By Chris Hancock, Managing Director, Gasbox
Marketing has rightly moved on from the traditional ‘monologue’ approach, where consumers were bombarded with sales messages in the hope that they would respond positively by buying products and services.
As part of this evolution it’s become increasingly important for brands to develop a real understanding of their customers; what products and services are actually of interest to them, what engenders their loyalty, and of course what will motivate them to make a purchase.
But in the rush to acquire data as a means of driving a more considered and relevant approach to marketing, most brands have missed a vital opportunity to engage personally with their customers whilst simultaneously accessing a rich vein of insight.
Think about the way ‘traditional’ call centres interact with consumers on the other end of the phone. Generally the focus here is on meeting the consumer’s requirements in an as efficient and cost effective manner as possible.
Call centres long ago became mostly commoditised. And even though they tend, in this multi-channel age, to be one of the only means of human contact between brand and consumer, most stick to the preconceived formula for servicing a ‘transactional interaction’.
There are two missed opportunities here. Obviously the first is making good use of this human contact with the customer.
The second is less obvious, but has the potential to change fundamentally the way we enact a dialogue with consumers over the phone. Ask the customer ‘why’?
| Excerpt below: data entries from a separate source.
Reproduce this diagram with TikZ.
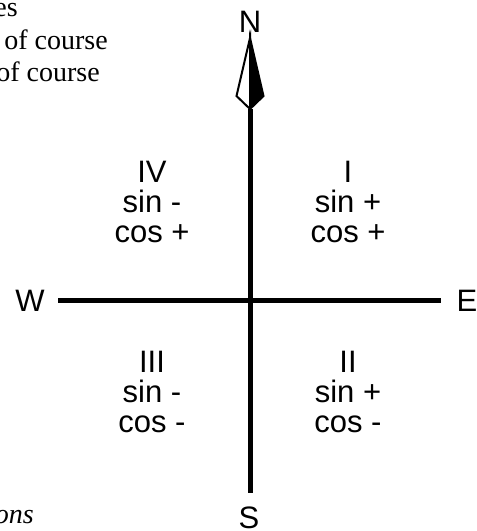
\documentclass[tikz,border=0pt]{standalone}
\usepackage{fontspec}
\setmainfont{Liberation Serif}
\newfontfamily\compassfont{Liberation Sans}
\usepackage{tikz}

\begin{document}
\begin{tikzpicture}[x=1pt, y=1pt,
    axis/.style={line width=5pt},
    dirlabel/.style={font=\compassfont\fontsize{31}{30}\selectfont, inner sep=0pt},
    quadlabel/.style={font=\compassfont\fontsize{31}{30}\selectfont, align=center, inner sep=0pt, anchor=base},
    margintext/.style={font=\fontsize{28}{32}\selectfont, inner sep=0pt, anchor=base east}]
  \useasboundingbox (0, 0) rectangle (477, 531);
  \clip (0, 0) rectangle (477, 531);
  % cut-off text at the page edge
  \node[margintext] (txta) at (18, 514) {es};
  \node[margintext] (txtb) at (108, 481) {of course};
  \node[margintext] (txtc) at (100, 449) {of course};
  \node[margintext, font=\itshape\fontsize{28}{32}\selectfont] (txtd) at (34, 7) {ons};
  % axes
  \coordinate (tip) at (250, 493);
  \coordinate (notch) at (250, 422);
  \coordinate (bottom) at (250, 38);
  \coordinate (west) at (58, 230);
  \coordinate (east) at (441, 230);
  \draw[axis] (notch) -- (bottom);
  \draw[axis] (west) -- (east);
  % north arrow
  \filldraw[fill=white, line width=2pt, line join=miter] (tip) -- (236.5, 435) -- (notch) -- cycle;
  \filldraw[fill=black, line width=2pt, line join=miter] (tip) -- (263.5, 435) -- (notch) -- cycle;
  % directions
  \node[dirlabel] (north) at (250, 509) {N};
  \node[dirlabel] (south) at (249, 13) {S};
  \node[dirlabel] (wlabel) at (30, 230) {W};
  \node[dirlabel] (elabel) at (467, 230) {E};
  % quadrants (base = last line)
  \node[quadlabel] (q1) at (348, 288) {I\\sin +\\cos +};
  \node[quadlabel] (q4) at (152, 288) {IV\\sin -\\cos +};
  \node[quadlabel] (q3) at (152, 98) {III\\sin -\\cos -};
  \node[quadlabel] (q2) at (348, 98) {II\\sin +\\cos -};
\end{tikzpicture}
\end{document}
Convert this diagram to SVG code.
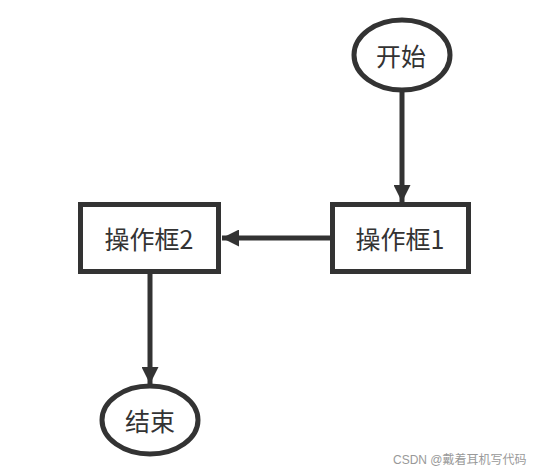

Let’s take banking as an example. A customer calling up their bank to find out their credit card balance will most likely be serviced by an automated interface, enabling them to extract the information they want whilst the bank itself invests as little human time as possible servicing the call.
Of course, if the automated response is tailored correctly to fulfil the customer’s requirements and preference as well as reflecting the customer’s value to the organisation, such an approach is more than justified.
However, what if a human operator answered, and in an interested, polite tone, asked the customer why they wanted to know their balance? Granted, some customers may not be responsive to the question, but in my experience, most would be more willing to impart their reason.
Are they checking their balance to make sure they’ve got enough funds to make a big, luxury purchase? Or are they seeing if they’ve enough to buy the essentials from a discount supermarket?
Each customer’s motivations for finding out their balance can tell a dramatically different story, and by enabling call handlers to record this information and act on it (either in the short or long-term), it can be harnessed to enrich and personalise further contact with the individual.
In the short-term, the interaction the customer experiences can be greatly improved, not least because the call handler is taking an active interest in them. It’s important to note that at this early stage, indiscriminately trying to turn the call into a cross-selling opportunity may do more harm than good; the customer’s motivation in finding out their balance may well be a cry for help at the same time as being a trigger to offer other products and services.
Instead, the opportunity for the brand, via the call handler, to take a genuine, caring interest in the customer shouldn’t be underestimated. And regardless of the customer’s personal situation, in the context of forging a long-term relationship, the option of using this insight immediately or further along the line in an intelligent and relevant way is likely to be much more valuable.
Brands are beginning to realise how the value of the voice channel has been grossly underestimated, and with improvements in data management it’s now possible for skilled call handlers to input and recall more personal and anecdotal information provided by consumers that can be used by information systems as well as read by other agents later.
But it’s important to see beyond the opportunity for data capture to how voice communication can be enriched by a personal approach. If even a simple ‘why?’ has the ability to unlock insight perhaps we’ve only scratched the surface of dialogue’s full potential.